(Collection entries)
◇ ◇ ◇ ◇ ◇

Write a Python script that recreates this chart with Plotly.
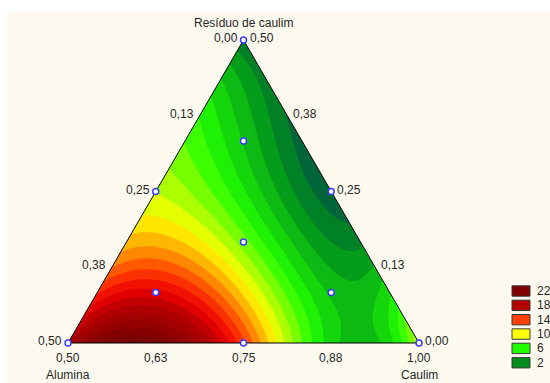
import numpy as np
import plotly.graph_objects as go

# ---------------- data ----------------
# Response read on a lattice of pseudo-components (step 1/8).
# row k -> Residuo pseudo fraction r = k/8 ; item j -> Caulim pseudo fraction c = j/8
resp_r0 = [19.0, 22.5, 23.0, 19.5, 13.5, 8.0, 4.5, 4.6, 8.5]
resp_r1 = [16.0, 17.5, 17.5, 14.8, 10.5, 5.5, 3.0, 5.8]
resp_r2 = [12.5, 13.5, 12.0, 9.0, 5.8, 2.0, 4.0]
resp_r3 = [11.5, 10.0, 7.5, 4.5, 2.3, 0.8]
resp_r4 = [9.0, 7.0, 5.3, 2.7, 0.5]
resp_r5 = [7.5, 6.0, 3.5, 0.5]
resp_r6 = [6.0, 4.2, 0.5]
resp_r7 = [3.0, 0.9]
resp_r8 = [1.6]

level_start, level_end, level_step = 0, 24, 1
legend_values = [22, 18, 14, 10, 6, 2]
color_values = [-0.5, 0.5, 2, 6, 10, 14, 16, 18, 22, 24.5]
color_hex = ['#005040', '#00663A', '#008F1E', '#22FF00', '#FFFF00',
             '#FF4000', '#EE0000', '#B40000', '#800000', '#680000']

bottom_ticks = ['0,50', '0,63', '0,75', '0,88', '1,00']   # Caulim
bottom_vals = [0.5, 0.625, 0.75, 0.875, 1.0]
left_ticks = ['0,50', '0,38', '0,25', '0,13', '0,00']     # Alumina
left_vals = [0.5, 0.375, 0.25, 0.125, 0.0]
right_ticks = ['0,00', '0,13', '0,25', '0,38', '0,50']    # Residuo
right_vals = [0.0, 0.125, 0.25, 0.375, 0.5]

# design points (pseudo-components: alumina, caulim, residuo)
design_a = [1, 0, 0, 0.5, 0.5, 0, 1/3, 2/3, 1/6, 1/6]
design_c = [0, 1, 0, 0.5, 0, 0.5, 1/3, 1/6, 2/3, 1/6]
design_r = [0, 0, 1, 0, 0.5, 0.5, 1/3, 1/6, 1/6, 2/3]

# ---------------- geometry helpers ----------------
W, H = 550, 383
X0, Y0, SIDE = 68, 343, 351          # bottom-left vertex pixel and side length (px)
h = 303 / 351                        # triangle height in side units


def to_uv(c, r):
    c = np.asarray(c, float); r = np.asarray(r, float)
    return c + r / 2, r * h


def hex2rgb(s):
    s = s.lstrip('#')
    return tuple(int(s[i:i + 2], 16) for i in (0, 2, 4))


def color_at(v):
    rgb = [np.interp(v, color_values, [hex2rgb(c)[k] for c in color_hex]) for k in range(3)]
    return 'rgb(%d,%d,%d)' % tuple(int(round(x)) for x in rgb)


# ---------------- response surface fit ----------------
rows = [resp_r0, resp_r1, resp_r2, resp_r3, resp_r4, resp_r5, resp_r6, resp_r7, resp_r8]
pc, pr, pz = [], [], []
for k, row in enumerate(rows):
    for j, val in enumerate(row):
        pc.append(j / 8); pr.append(k / 8); pz.append(val)
pc, pr, pz = map(np.array, (pc, pr, pz))


def basis(c, r, deg=4):
    return np.stack([c ** i * r ** j for i in range(deg + 1) for j in range(deg + 1 - i)], axis=-1)


coef = np.linalg.lstsq(basis(pc, pr), pz, rcond=None)[0]

gu = np.linspace(0, 1, 352)
gv = np.linspace(0, h, 305)
UU, VV = np.meshgrid(gu, gv)
RR = VV / h
CC = UU - RR / 2
ZZ = basis(CC, RR) @ coef

lo = level_start - level_step / 2
hi = level_end + level_step / 2
colorscale = [[(v - lo) / (hi - lo), c] for v, c in zip(color_values, color_hex)]

cream = '#FEFAF0'
fig = go.Figure()
fig.add_trace(go.Contour(
    x=gu, y=gv, z=ZZ, autocontour=False,
    contours=dict(start=level_start, end=level_end, size=level_step,
                  coloring='fill', showlines=False),
    line=dict(width=0), colorscale=colorscale, showscale=False, hoverinfo='skip'))

# masks outside the triangle
e = 0.03
fig.add_trace(go.Scatter(x=[0, 0.5, 0.5, -e, -e, 0], y=[0, h, h + e, h + e, -0.01, -0.01],
                         fill='toself', fillcolor=cream, mode='lines', line=dict(width=0),
                         hoverinfo='skip', showlegend=False))
fig.add_trace(go.Scatter(x=[1, 0.5, 0.5, 1 + e, 1 + e, 1], y=[0, h, h + e, h + e, -0.01, -0.01],
                         fill='toself', fillcolor=cream, mode='lines', line=dict(width=0),
                         hoverinfo='skip', showlegend=False))
# triangle outline
tu, tv = to_uv([0, 1, 0, 0], [0, 0, 1, 0])
fig.add_trace(go.Scatter(x=tu, y=tv, mode='lines', line=dict(color='black', width=1),
                         hoverinfo='skip', showlegend=False))
# design points
du, dv = to_uv(design_c, design_r)
fig.add_trace(go.Scatter(x=du, y=dv, mode='markers',
                         marker=dict(size=6, color='white', line=dict(color='#3C3CFF', width=1.5)),
                         hoverinfo='skip', showlegend=False))

font = dict(family='Liberation Sans, Arial, sans-serif', size=12, color='#262626')
ann = []
for t, val in zip(left_ticks, left_vals):
    r = 1 - 2 * val
    u, v = to_uv(0, r)
    ann.append(dict(x=float(u), y=float(v), text=t, xanchor='right', yanchor='middle',
                    xshift=-4, yshift=2, showarrow=False, font=font))
for t, val in zip(right_ticks, right_vals):
    r = 2 * val
    u, v = to_uv(1 - r, r)
    ann.append(dict(x=float(u), y=float(v), text=t, xanchor='left', yanchor='middle',
                    xshift=4, yshift=2, showarrow=False, font=font))
for t, val in zip(bottom_ticks, bottom_vals):
    u, v = to_uv(2 * val - 1, 0)
    ann.append(dict(x=float(u), y=float(v), text=t, xanchor='center', yanchor='middle',
                    yshift=-14.5, showarrow=False, font=font))
ann.append(dict(x=0.0, y=0.0, text='Alumina', xanchor='center', yanchor='middle',
                yshift=-32, showarrow=False, font=font))
ann.append(dict(x=1.0, y=0.0, text='Caulim', xanchor='center', yanchor='middle',
                yshift=-32, showarrow=False, font=font))
ann.append(dict(x=0.5, y=h, text='Resíduo de caulim', xanchor='center', yanchor='middle',
                yshift=17.5, showarrow=False, font=font))

# legend (swatches + labels), pixel layout converted to paper coords
shapes = [dict(type='rect', xref='paper', yref='paper', x0=7 / W, x1=1, y0=0, y1=1 - 12 / H,
               fillcolor=cream, line=dict(width=0), layer='below')]
for i, val in enumerate(legend_values):
    cy = 291 + 14.35 * i
    shapes.append(dict(type='rect', xref='paper', yref='paper',
                       x0=512 / W, x1=530 / W, y0=1 - (cy + 5.2) / H, y1=1 - (cy - 5.2) / H,
                       fillcolor=color_at(val), line=dict(color='#3a3a3a', width=1)))
    ann.append(dict(x=535 / W, y=1 - cy / H, xref='paper', yref='paper', text=str(val),
                    xanchor='left', yanchor='middle', showarrow=False, font=font))

fig.update_layout(
    width=W, height=H, margin=dict(l=0, r=0, t=0, b=0),
    paper_bgcolor='white', plot_bgcolor='white', showlegend=False,
    xaxis=dict(range=[-X0 / SIDE, (W - X0) / SIDE], visible=False, fixedrange=True),
    yaxis=dict(range=[(Y0 - H) / SIDE, Y0 / SIDE], visible=False, fixedrange=True),
    annotations=ann, shapes=shapes)

fig.write_html('out.html')
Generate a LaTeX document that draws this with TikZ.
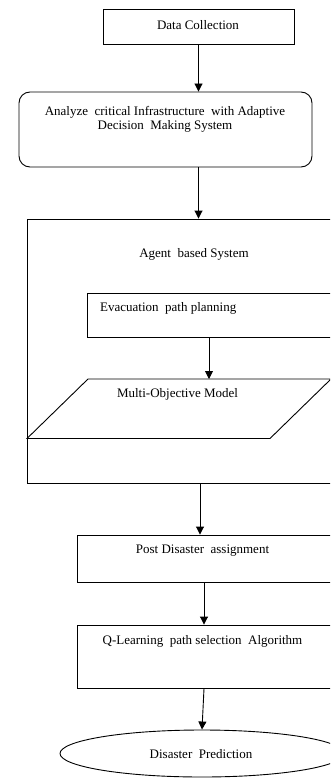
\documentclass[tikz,border=0pt]{standalone}
\usepackage{fontspec}
\setmainfont{Liberation Serif}
\usetikzlibrary{arrows.meta,shapes.geometric}
\begin{document}
\begin{tikzpicture}[x=1pt,y=-1pt,
  every node/.style={font=\fontsize{13}{14}\selectfont, inner sep=0pt},
  boxshape/.style={draw, line width=0.9pt, anchor=north west, minimum width=#1},
  txt/.style={text=black},
  arr/.style={draw, line width=0.9pt, -{Triangle[length=8pt,width=8pt]}}]
\useasboundingbox (0,0) rectangle (330,778);
\clip (0,0) rectangle (330,778);
% Data Collection
\node[draw, line width=0.9pt, minimum width=191pt, minimum height=35pt] (dc) at (198.5,26.5) {};
\node[txt] (dct) at (198,25) {Data Collection};
% Rounded box
\node[draw, line width=0.9pt, rounded corners=11pt, minimum width=293pt, minimum height=75pt] (adm) at (165.5,129.5) {};
\node[txt, align=center] (admt) at (165,119) {Analyze\ \ critical Infrastructure\ \ with Adaptive\\Decision\ \ Making System};
% Agent based system outer box
\node[draw, line width=0.9pt, minimum width=330pt, minimum height=264pt] (abs) at (192,351) {};
\node[txt] (abst) at (194,254) {Agent\ \ based System};
% Evacuation path planning
\node[draw, line width=0.9pt, minimum width=270pt, minimum height=44pt] (evac) at (222,315) {};
\node[txt, anchor=west] (evact) at (100,308) {Evacuation\ \ path planning};
% Multi-Objective Model parallelogram
\coordinate (ptl) at (88,379);
\coordinate (ptr) at (331,379);
\coordinate (pbr) at (270,438.5);
\coordinate (pbl) at (27,438.5);
\draw[line width=0.9pt, line join=miter] (ptl) -- (ptr) -- (pbr) -- (pbl) -- cycle;
\coordinate (mom) at (209,379);
\node[txt] (momt) at (177.5,394) {Multi-Objective Model};
% Post disaster
\node[draw, line width=0.9pt, minimum width=280pt, minimum height=47pt] (post) at (217,558.5) {};
\node[txt] (postt) at (202.5,551) {Post Disaster\ \ assignment};
% Q-Learning
\node[draw, line width=0.9pt, minimum width=280pt, minimum height=63pt] (ql) at (217,656.5) {};
\node[txt] (qlt) at (202.5,641) {Q-Learning\ \ path selection\ \ Algorithm};
% Disaster prediction ellipse
\node[draw, line width=0.9pt, ellipse, minimum width=284pt, minimum height=47pt] (dp) at (202,753.5) {};
\node[txt] (dpt) at (201,754) {Disaster\ \ Prediction};
% connectors
\draw[arr] (dc.south) -- (dc.south |- adm.north);
\draw[arr] (adm.south -| dc.south) -- (dc.south |- abs.north);
\draw[arr] (evac.south -| mom) -- (mom);
\draw[arr] (abs.south -| 200,0) -- (post.north -| 200,0);
\draw[arr] (post.south -| 204,0) -- (ql.north -| 204,0);
\draw[arr] (ql.south -| 204,0) -- (dp.north);
\end{tikzpicture}
\end{document}
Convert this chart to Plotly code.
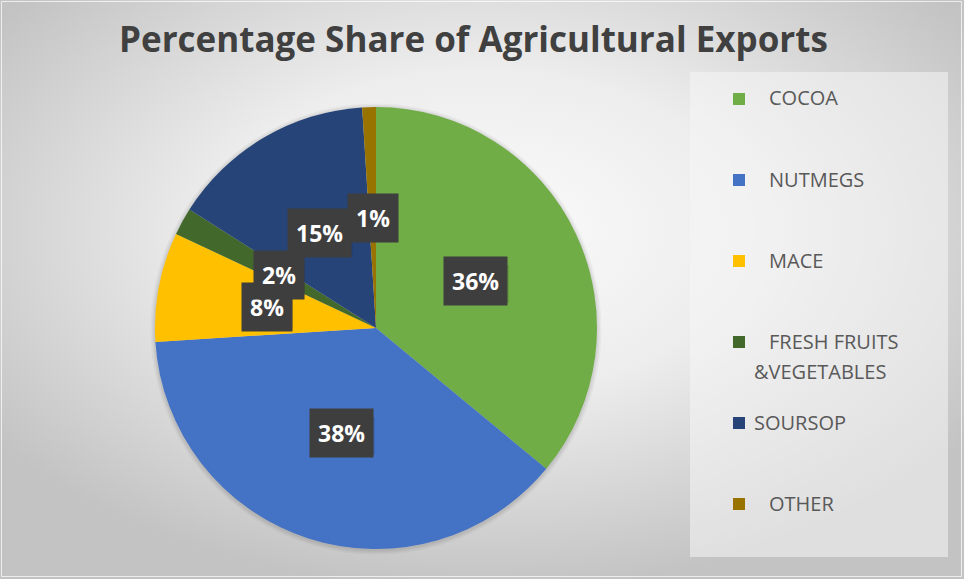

◇ ◇ ◇ ◇ ◇

§ The exercise: Report only the number of lines in the listing that contain the word "with".

§ Result: 3